At 3,000-meter depths, it is difficult to predict the cooling currents available, so the normal assumption is that the only cooling method available will be convection cooling. Generally, the heat exchanger designs consist of parallel coils arranged external to the motor pressure case. The external surface of the coils is exposed to the seawater and cooled by natural convection. Evaluating the cooling coil at these elevated depths requires a detailed balance of analysis of structural strength, manufacturing processes and internal power losses to cooling coil surfaces.
Motor coolant heats as it is pumped through the stator/rotor gap (interestingly still called the air gap) and bearings, then cools as it passes through the cooling coils. Controlled leakage through wear rings cools the thrust disc and thrust bearing pads. The motor coolant is heated through a combination of approximately 86 percent frictional heating and internal pumping loss, with the remainder from electrical losses. Cooling coils account for 100 percent of the heat rejected because only a very small amount is lost through the motor case. The circulation pump flow rate is required to limit coolant temperature rise in the motor/stator gap to a maximum of 65 C for XLPE systems. Coolant emerging from the gap is in immediate contact with the electrical winding end turn insulation.
Cable Life & Splicing
For these applications, motor cable industry standard Subsea Electrical Power Standardisation (SEPS) is now applicable for evaluating insulation system life. The industry requirement stipulates more testing than would traditionally have been acceptable for these motor applications. Typical tests now include 80 C temperature cycling of penetrator and cable joints, 600 bar pressure cycling of penetrator and cable joints and advanced cable life aging tests
For a typical 2.5-MW machine, the winding cable consists of stranded copper wires of 1.2 millimeters (mm) each. The copper size accommodates the rated current with a current density below 12.5 ampere per square millimeter. A 0.25-mm-thick layer of semiconducting material surrounds the copper, which smooths the electrical field in the cable to reduce electrical stresses. The next layer is XLPE insulation that is 3 mm thick. This thickness insulates against 11 kilovolts (kV) and ensures that the electric field does not exceed 3.3 kV/mm at 11 kV (design limit).
The electric field is much lower at the normal operating condition of 6.6 kV, and constraining the electrical stress extends the lifetime of the cable.
For wet-wound applications, significant analysis and testing are required to develop 6,000-rpm bearing technology.
At startup, the tilting pad thrust bearing operates with only boundary lubrication and does not achieve a fully hydrodynamic operation until it exceeds 200 rpm.
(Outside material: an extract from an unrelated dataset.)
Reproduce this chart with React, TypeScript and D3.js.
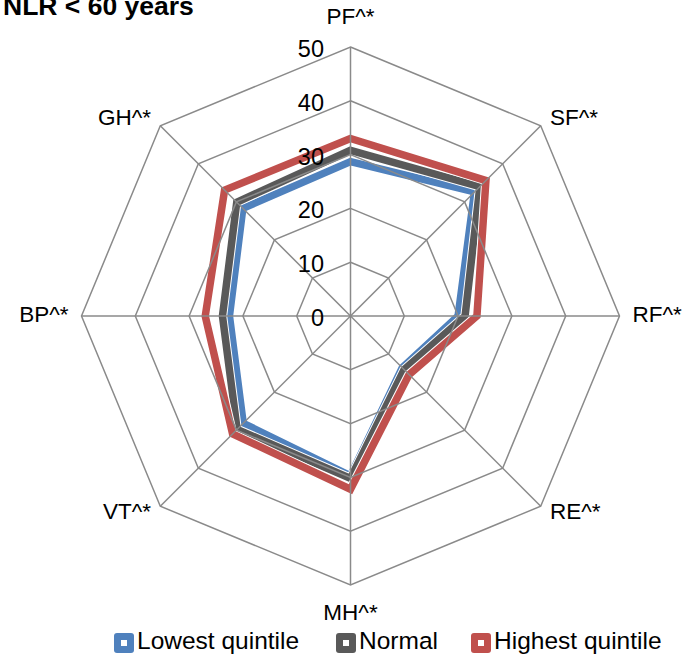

During startup from 0 to 200 rpm, the friction in the bearing is relatively high and then drops once a hydrodynamic film has been established. A centrifugal pump impeller circulates the glycol/water mix around the motor to cool it. This impeller and thrust bearing absorbs about 7.5 percent of rated power at the max operating speed of 6,000 rpm.
For these applications, PEEK tilt pad bearings have been developed, qualified and further enhanced by significant development of mechanical keying to the steel substrate backing with the introduction of injection molding of the bearing materials. Enhanced endurance testing also includes the analysis of bearing temperatures.
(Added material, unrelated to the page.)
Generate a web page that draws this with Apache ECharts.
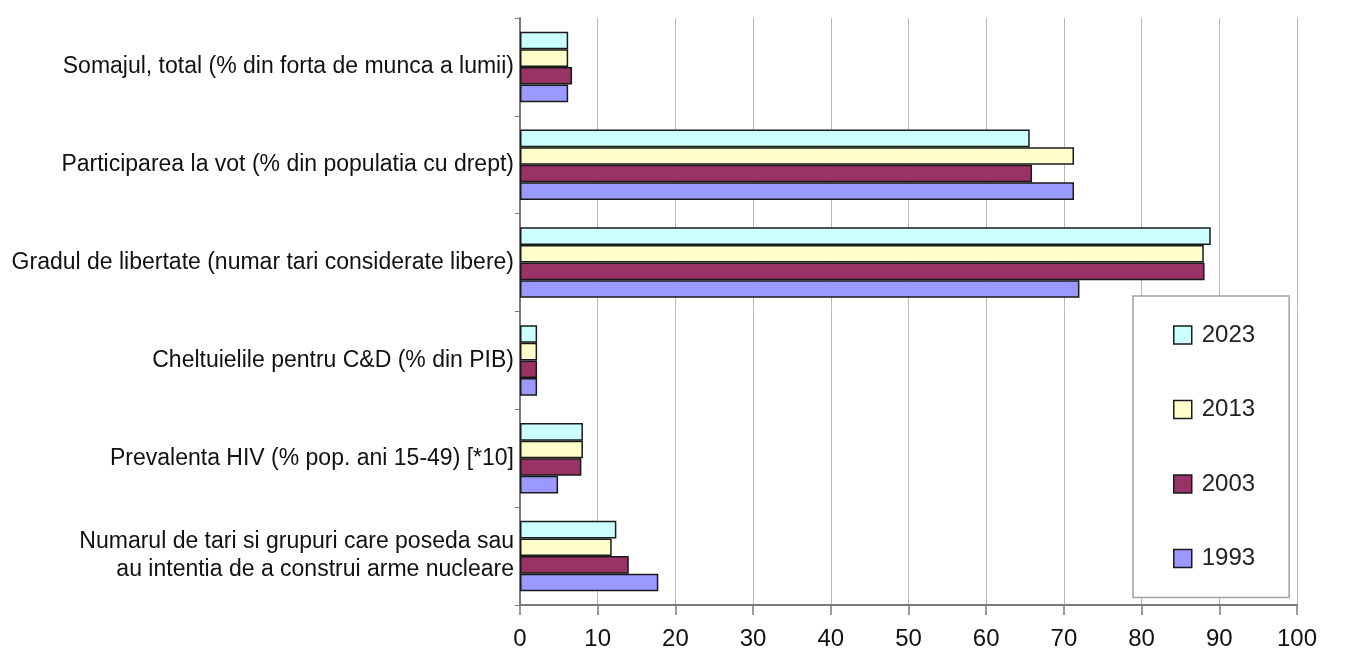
<!DOCTYPE html>
<html>
<head>
<meta charset="utf-8">
<script src="https://cdn.jsdelivr.net/npm/echarts@6/dist/echarts.min.js"></script>
<style>
html,body{margin:0;padding:0;background:#fff;}
#chart{width:1345px;height:660px;}
</style>
</head>
<body>
<div id="chart"></div>
<script>
var categories = [
  "Somajul, total (% din forta de munca a lumii)",
  "Participarea la vot (% din populatia cu drept)",
  "Gradul de libertate (numar tari considerate libere)",
  "Cheltuielile pentru C&D (% din PIB)",
  "Prevalenta HIV (% pop. ani 15-49) [*10]",
  "Numarul de tari si grupuri care poseda sau\nau intentia de a construi arme nucleare"
];
var years = ["2023", "2013", "2003", "1993"];
var v2023 = [6.2, 65.6, 88.9, 2.2, 8.1, 12.4];
var v2013 = [6.2, 71.3, 88.0, 2.2, 8.1, 11.8];
var v2003 = [6.7, 65.9, 88.1, 2.2, 7.9, 14.0];
var v1993 = [6.2, 71.3, 72.0, 2.2, 4.9, 17.8];
var xTicks = [0, 10, 20, 30, 40, 50, 60, 70, 80, 90, 100];

var colors = ["#CCFFFF", "#FFFFCC", "#993366", "#9999FF"];
var values = [v2023, v2013, v2003, v1993];

var chart = echarts.init(document.getElementById('chart'));
var font = "Arial, 'Liberation Sans', sans-serif";

var series = years.map(function (y, i) {
  return {
    name: y,
    type: 'bar',
    data: values[i],
    barGap: '0%',
    barCategoryGap: '28%',
    itemStyle: { color: colors[i], borderColor: '#1a1a1a', borderWidth: 1.5 },
    emphasis: { disabled: true }
  };
});

chart.setOption({
  animation: false,
  backgroundColor: '#ffffff',
  grid: { left: 520, right: 48, top: 18, bottom: 55, containLabel: false },
  xAxis: {
    type: 'value',
    min: xTicks[0],
    max: xTicks[xTicks.length - 1],
    interval: 10,
    axisLine: { show: true, lineStyle: { color: '#7a7a7a', width: 2 } },
    axisTick: { show: true, length: 10, lineStyle: { color: '#7a7a7a', width: 1.5 } },
    splitLine: { show: true, lineStyle: { color: '#b8b8b8', width: 1 } },
    axisLabel: { color: '#111', fontSize: 24, fontFamily: font, margin: 22 }
  },
  yAxis: {
    type: 'category',
    inverse: true,
    data: categories,
    axisLine: { show: true, lineStyle: { color: '#7a7a7a', width: 2 } },
    axisTick: { show: true, length: 5, lineStyle: { color: '#7a7a7a' } },
    axisLabel: { color: '#111', fontSize: 23, fontFamily: font, margin: 6, lineHeight: 28, align: 'right' }
  },
  legend: {
    orient: 'vertical',
    left: 1133,
    top: 296,
    padding: [27, 34, 27, 40],
    itemGap: 50.5,
    itemWidth: 18,
    itemHeight: 18,
    backgroundColor: '#ffffff',
    borderColor: '#a0a0a0',
    borderWidth: 1.5,
    borderRadius: 0,
    data: years.map(function (y, i) {
      return { name: y, icon: 'rect', itemStyle: { color: colors[i], borderColor: '#1a1a1a', borderWidth: 1.5 } };
    }),
    textStyle: { color: '#222', fontSize: 24, fontFamily: font, padding: [0, 0, 0, 5] }
  },
  series: series
});
</script>
</body>
</html>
Rotordynamic analysis is conducted on all motors to determine shaft critical speed, journal bearing stiffness, damping coefficients and shaft characteristics normally calculated using tools such as XL rotor. Analysis is a reliable tool to predict the base model but there is still no alternative to physical testing, and this requires a physical build of a prototype or scaled model to validate analysis.
In addition to wide-ranging qualification at a component level, motor system testing is a final prove-out of both the design and build quality of the finished system. Nominally governed by International Electrotechnical Commission (IEC) 60034 and American Petroleum Institute (API) 546, the requirement for full-load factor acceptance testing (FAT) in a subsea context tends to extend beyond the first article of a new design. Ensuring a rigorous shakedown of the motor system before deployment gives the best possible opportunity for identification of any potential causes of costly unplanned service interventions. With existing systems already topping 3-MW, 6,000-rpm specifications, the drive toward higher-power/higher-speed motors requires advanced specialized test infrastructure to provide testing capability comparable to in-service verticalized operation.
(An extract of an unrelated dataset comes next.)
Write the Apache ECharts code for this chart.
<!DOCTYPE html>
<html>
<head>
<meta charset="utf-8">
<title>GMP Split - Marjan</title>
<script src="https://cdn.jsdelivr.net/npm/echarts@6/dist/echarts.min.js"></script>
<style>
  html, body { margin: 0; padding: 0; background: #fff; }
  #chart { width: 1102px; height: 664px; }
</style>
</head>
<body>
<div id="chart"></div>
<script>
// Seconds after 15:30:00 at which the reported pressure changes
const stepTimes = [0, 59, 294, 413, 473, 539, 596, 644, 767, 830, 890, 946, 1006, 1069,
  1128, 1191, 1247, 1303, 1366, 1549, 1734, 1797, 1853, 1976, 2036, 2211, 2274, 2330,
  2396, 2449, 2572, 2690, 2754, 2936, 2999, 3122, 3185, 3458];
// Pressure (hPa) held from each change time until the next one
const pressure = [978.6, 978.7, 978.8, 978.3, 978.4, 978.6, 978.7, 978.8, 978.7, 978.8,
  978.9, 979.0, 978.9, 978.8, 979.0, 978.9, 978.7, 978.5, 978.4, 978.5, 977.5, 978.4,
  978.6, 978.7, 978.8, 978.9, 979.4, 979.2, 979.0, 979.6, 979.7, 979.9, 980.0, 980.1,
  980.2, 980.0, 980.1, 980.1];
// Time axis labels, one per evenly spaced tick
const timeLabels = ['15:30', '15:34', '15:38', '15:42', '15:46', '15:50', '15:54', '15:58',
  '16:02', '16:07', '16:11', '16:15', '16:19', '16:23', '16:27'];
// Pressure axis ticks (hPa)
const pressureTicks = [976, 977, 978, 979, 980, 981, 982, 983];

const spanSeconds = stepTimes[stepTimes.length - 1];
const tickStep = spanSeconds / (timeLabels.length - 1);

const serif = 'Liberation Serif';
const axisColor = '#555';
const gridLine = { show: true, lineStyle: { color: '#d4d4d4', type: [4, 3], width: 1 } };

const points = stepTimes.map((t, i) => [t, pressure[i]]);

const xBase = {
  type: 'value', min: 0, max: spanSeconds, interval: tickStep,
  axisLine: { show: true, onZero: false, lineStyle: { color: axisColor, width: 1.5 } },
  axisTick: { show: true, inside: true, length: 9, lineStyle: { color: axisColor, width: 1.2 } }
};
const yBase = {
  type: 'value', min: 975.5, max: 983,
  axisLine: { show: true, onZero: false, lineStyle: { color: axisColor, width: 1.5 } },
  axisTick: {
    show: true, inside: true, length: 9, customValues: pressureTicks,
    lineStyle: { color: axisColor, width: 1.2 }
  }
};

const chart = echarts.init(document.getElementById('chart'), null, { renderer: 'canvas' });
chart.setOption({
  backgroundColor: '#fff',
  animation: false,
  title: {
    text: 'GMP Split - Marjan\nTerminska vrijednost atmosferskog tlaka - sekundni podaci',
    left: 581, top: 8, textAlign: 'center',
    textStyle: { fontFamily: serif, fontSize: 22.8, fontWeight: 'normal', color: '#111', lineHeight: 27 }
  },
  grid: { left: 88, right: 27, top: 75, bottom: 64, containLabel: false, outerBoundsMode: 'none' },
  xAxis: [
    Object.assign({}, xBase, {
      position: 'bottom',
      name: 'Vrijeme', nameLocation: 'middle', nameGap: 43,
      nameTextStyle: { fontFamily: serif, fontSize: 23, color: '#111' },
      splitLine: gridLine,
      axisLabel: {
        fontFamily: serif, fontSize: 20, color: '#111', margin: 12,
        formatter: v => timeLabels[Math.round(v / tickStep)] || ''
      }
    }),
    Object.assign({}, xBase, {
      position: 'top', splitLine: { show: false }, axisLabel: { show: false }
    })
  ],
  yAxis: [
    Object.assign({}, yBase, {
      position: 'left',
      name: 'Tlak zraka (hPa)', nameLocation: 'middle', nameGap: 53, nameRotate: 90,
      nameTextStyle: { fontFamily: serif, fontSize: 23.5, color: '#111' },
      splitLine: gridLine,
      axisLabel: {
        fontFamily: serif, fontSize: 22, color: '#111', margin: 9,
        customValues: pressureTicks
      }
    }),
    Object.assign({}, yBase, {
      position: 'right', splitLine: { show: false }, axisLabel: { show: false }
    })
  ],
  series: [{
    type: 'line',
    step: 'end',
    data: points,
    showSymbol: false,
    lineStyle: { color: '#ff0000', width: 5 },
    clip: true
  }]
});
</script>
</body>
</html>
As the subsea processing challenge increases in terms of depth, power and operational efficiency, the motor technology to support these applications is keeping pace. Current XLPE-based systems can efficiently meet most demand for applications up to 3 MW, and alternative systems based on permanent magnet or higher- class insulation systems allow the extension of the technology to higher-power applications.
The capability of these systems to deliver long-term operational reliability in an environment where the operational requirements can change significantly requires careful planning. The industry’s ability to model, qualify and test performance-critical motors ensures that high-quality subsea motor solutions will be available to meet the ever-increasing subsea challenge.